1. Do we need a "power-user" mode to disable stream pool on the caller? We can remember the current stream when sending the requests and use them to receive responses. This can give users more control.
2. Regarding stream pool, will use c10::cuda::getStreamFromPool in the first version, and then will add a new stream pool implement, which instead of using a fixed number of stream, it will create new ones when its queue is depleted.

cc @pietern @mrshenli @pritamdamania87 @zhaojuanmao @satgera @gqchen @aazzolini @rohan-varma @xush6528 @jjlilley @osalpekar @jiayisuse @lw @beauby

[rohan-varma]

For the first version where we will use a fixed-number of streams, what happens when there is no stream available, such as when the caller tries to retrieve them when sending an RPC? Would we block in this case for a stream to be returned to the pool or pick a stream that's already being used by some other operation? If we do the latter, could it cause some unintended synchronization?

[lw]

After some more offline discussion, we've refined the proposal. Let me try to recap what we said.

Main new ideas:

• We thought we had to work with the standard PyTorch Future class, which is not CUDA-aware, but we realized that we can subclass it to add the functionality we need without duplicating it.
• We should try to provide a consistent user experience with the NCCL process group. In [NCCL] DDP communication hook: getFuture() without cudaStreamAddCallback #42335 a FutureNCCL was added to it which also subclasses the standard future. We can try to converge to a single future class for CUDA work, either right away (if easy enough) or in a later iteration.
• We can have the agent keep its own pool stream only on the callee side, as that's where heavy computations could occur; on the caller, use the global aten stream pool.
• Avoid synchronizing too much with the streams, in order to cater to power users who may wish to synchronize on their own, and because it's inefficient (cudaStreamAddCallback seems to have a very high latency, and cudaStreamSynchronize would block the calling thread). This also simplifies the design, as we'd return streams to the stream pool at the same time as we return worker threads to their pool, so we'll never have a situation where one pool is empty and the other one isn't.
• Another rationale behind not synchronizing is that it may be fine to append new operations (transfers or computation) to a stream that still has stuff in it: if we have so many concurrent operations that 32 streams aren't enough, then there's so much contention on the device that additional contention on a stream may not be noticeable.
• We do still want to keep the barrier for beginners as low as possible, meaning that unaware users shouldn't have to be too aware of CUDA synchronization and of streams to overlap compute with communication.
• Having some flag (like CUDA_LAUNCH_BLOCKING or NCCL_BLOCKING_WAIT) that changes the synchronization behavior is a good idea. And, if we're subclassing the Future class, we could use keyword args for that, instead of env vars (like the non_blocking flag of torch.Tensor.copy_(...)).

Some more details

When the caller sends a request:

• We record an event on the user's current streams, but that's all we do with them. Which means the communication will wait for the previous user work to complete, any work that the user enqueues later will not wait for the communication to finish (allowing computation/communication overlap).
• We then pick a set of streams from the global aten pool and immediately wait for that event on them. The event used to do so (actually, one event per device) can be a member field of the agent, since it can be reused for each send.

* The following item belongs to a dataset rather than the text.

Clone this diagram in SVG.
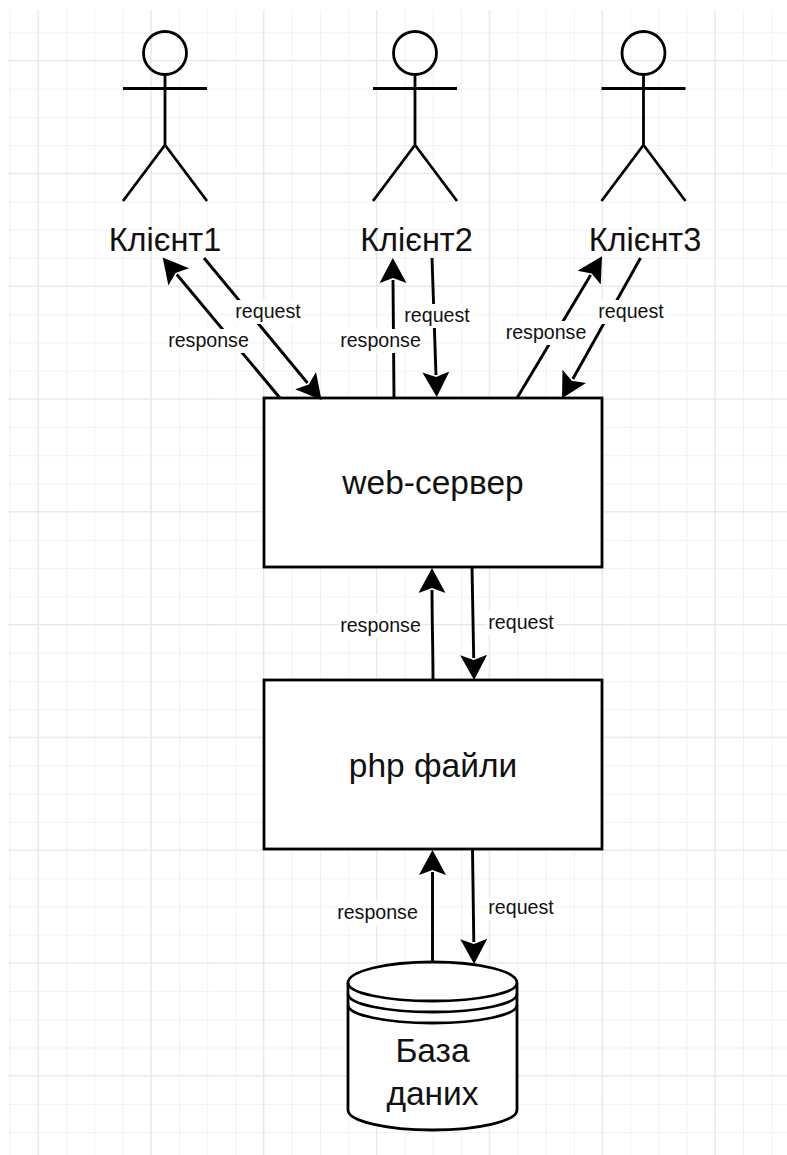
<svg xmlns="http://www.w3.org/2000/svg" width="787" height="1155" viewBox="0 0 787 1155">
<style>
text{font-family:"Liberation Sans",Arial,sans-serif;fill:#111;text-anchor:middle}
.big{font-size:32.5px}
.mid{font-size:33.5px}
.sm{font-size:19.6px}
.s{fill:none;stroke:#000;stroke-width:2.8}
.box{fill:#fff;stroke:#000;stroke-width:2.8}
.c{fill:none;stroke:#000;stroke-width:2.9;marker-end:url(#ah)}
.bg{fill:#fff}
</style>
<defs>
<marker id="ah" markerUnits="userSpaceOnUse" markerWidth="30" markerHeight="30" refX="3" refY="15" orient="auto" viewBox="0 0 30 30">
<path d="M0,1.500 L5,15 L0,28.500 L25,15 Z" fill="#000" stroke="none"/>
</marker>
<pattern id="minor" patternUnits="userSpaceOnUse" x="9.8" y="32.3" width="28.2" height="28.2">
<path d="M0.5,0V28.2M0,0.5H28.2" fill="none" stroke="#f1f1f1" stroke-width="1"/>
</pattern>
<pattern id="major" patternUnits="userSpaceOnUse" x="37.5" y="60" width="112.8" height="112.8">
<path d="M0.5,0V112.8M0,0.5H112.8" fill="none" stroke="#e6e6e6" stroke-width="1.2"/>
</pattern>
</defs>
<rect width="787" height="1155" fill="#fff"/>
<g id="grid">
<rect x="8" y="10" width="779" height="1145" fill="url(#minor)"/>
<rect x="8" y="10" width="779" height="1145" fill="url(#major)"/>
</g>
<g id="client1">
<circle class="s" cx="165" cy="53" r="21.5"/>
<path class="s" d="M165,74.500V145M123,88.500H207M123,201L165,145L207,201"/>
<text class="big" x="165" y="251">Клієнт1</text>
</g>
<g id="client2">
<circle class="s" cx="415" cy="53" r="21.5"/>
<path class="s" d="M415,74.500V145M373,88.500H457M373,201L415,145L457,201"/>
<text class="big" x="416.500" y="251">Клієнт2</text>
</g>
<g id="client3">
<circle class="s" cx="643.500" cy="53" r="21.5"/>
<path class="s" d="M643.500,74.500V145M601.500,88.500H685.500M601.500,201L643.500,145L685.500,201"/>
<text class="big" x="645" y="251">Клієнт3</text>
</g>
<g id="web-server">
<rect class="box" x="264" y="398" width="338" height="169"/>
<text class="mid" x="433" y="494">web-сервер</text>
</g>
<g id="php-files">
<rect class="box" x="264" y="680" width="338" height="169"/>
<text class="mid" x="433" y="777">php файли</text>
</g>
<g id="database">
<path class="box" d="M348,983C348,971 386,962 432.500,962C479,962 517,971 517,983V1110C517,1121 479,1130 432.500,1130C386,1130 348,1121 348,1110Z"/>
<path class="s" d="M348,983C348,993 386,1001 432.500,1001C479,1001 517,993 517,983M348,994C348,1004 386,1012 432.500,1012C479,1012 517,1004 517,994M348,1005C348,1015 386,1023 432.500,1023C479,1023 517,1015 517,1005"/>
<text class="mid" x="432.500" y="1062">База</text>
<text class="mid" x="432.500" y="1105">даних</text>
</g>
<g id="connectors">
<path class="c" d="M280,398L176.800,274.500"/>
<path class="c" d="M204,258L307.500,383"/>
<path class="c" d="M394,398L393,280"/>
<path class="c" d="M432,258L436,375"/>
<path class="c" d="M517,398L590.700,275.100"/>
<path class="c" d="M640.500,258L572.800,379"/>
<path class="c" d="M433,680C433,650 432,620 432,590"/>
<path class="c" d="M472,567L473.700,658"/>
<path class="c" d="M432.500,962V872"/>
<path class="c" d="M472.500,849L473.800,942"/>
</g>
<g id="connector-labels">
<rect class="bg" x="234" y="300" width="69" height="24"/><text class="sm" x="268" y="318">request</text>
<rect class="bg" x="167" y="329" width="83" height="24"/><text class="sm" x="208.500" y="347">response</text>
<rect class="bg" x="339" y="329" width="83" height="24"/><text class="sm" x="380.500" y="347">response</text>
<rect class="bg" x="403" y="304" width="69" height="24"/><text class="sm" x="437" y="322">request</text>
<rect class="bg" x="505" y="321" width="83" height="24"/><text class="sm" x="546" y="339">response</text>
<rect class="bg" x="597" y="300" width="69" height="24"/><text class="sm" x="631" y="318">request</text>
<rect class="bg" x="339" y="614" width="83" height="24"/><text class="sm" x="380.500" y="632">response</text>
<rect class="bg" x="487" y="611" width="69" height="24"/><text class="sm" x="521" y="629">request</text>
<rect class="bg" x="336" y="901" width="83" height="24"/><text class="sm" x="377.500" y="919">response</text>
<rect class="bg" x="487" y="896" width="69" height="24"/><text class="sm" x="521" y="914">request</text>
</g>
</svg>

When the caller receives a response:

• We pick a set of streams from the global aten pool, transfer on them and record an event just after the transfer. Since we'll only wait for the event once the user explicitly waits on the future, we can't immediately reuse the event, and we need to keep it around, therefore we'll have a separate event stored on each CudaFuture class.
• When calling CudaFuture::wait() we first call wait on the superclass (which will wait until we receive the response over TCP and have enqueued the transfers on the stream) and only then we wait for the event on the user's current streams. Since we use the streams that are current when calling wait(), we allow the user to use separate streams for sending and receiving, or to use the same streams but still be able to do something else with them in between.
• We could have a bool non_blocking parameter in the CudaFuture::wait() method, which defaults to False. If it's false then, after waiting for the event on the stream, we also explicitly synchronize with the stream. This would help beginner users, who aren't familiar with stream semantics, to avoid forgetting to synchronize (but still allow power-users to opt-out and do their thing). Even though we said we shouldn't synchronize, it's fine to do it here, because the thread that we would be blocking is the user thread's (and not an internal thread) and that's exactly what the user wants us to do.
• The Future's callbacks are a bit different and, as they could potentially be executing some heavy load, we want to deal with them in the same way as the remote user functions: we get for them a stream from the stream pool. (We do the same with threads: each future callback is offloaded to a worker thread).

[mrshenli]

We can have the agent keep its own pool stream only on the callee side, as that's where heavy computations could occur; on the caller, use the global aten stream pool.

What's the benefit of using two different stream pools? wouldn't always using agent's thread pool be sufficient?

[mrshenli]

For the first version where we will use a fixed-number of streams, what happens when there is no stream available, such as when the caller tries to retrieve them when sending an RPC? Would we block in this case for a stream to be returned to the pool or pick a stream that's already being used by some other operation? If we do the latter, could it cause some unintended synchronization?

IIUC, it will just reuse one of the previous streams in the round-robin fashion.

[lw]

What's the benefit of using two different stream pools? wouldn't always using agent's thread pool be sufficient?

Yes, that would work too. I found it nice to keep it consistent with how we use threads, where we use the agent's thread pool for the user functions (the heavy lifting) but we use private TensorPipe threads for I/O.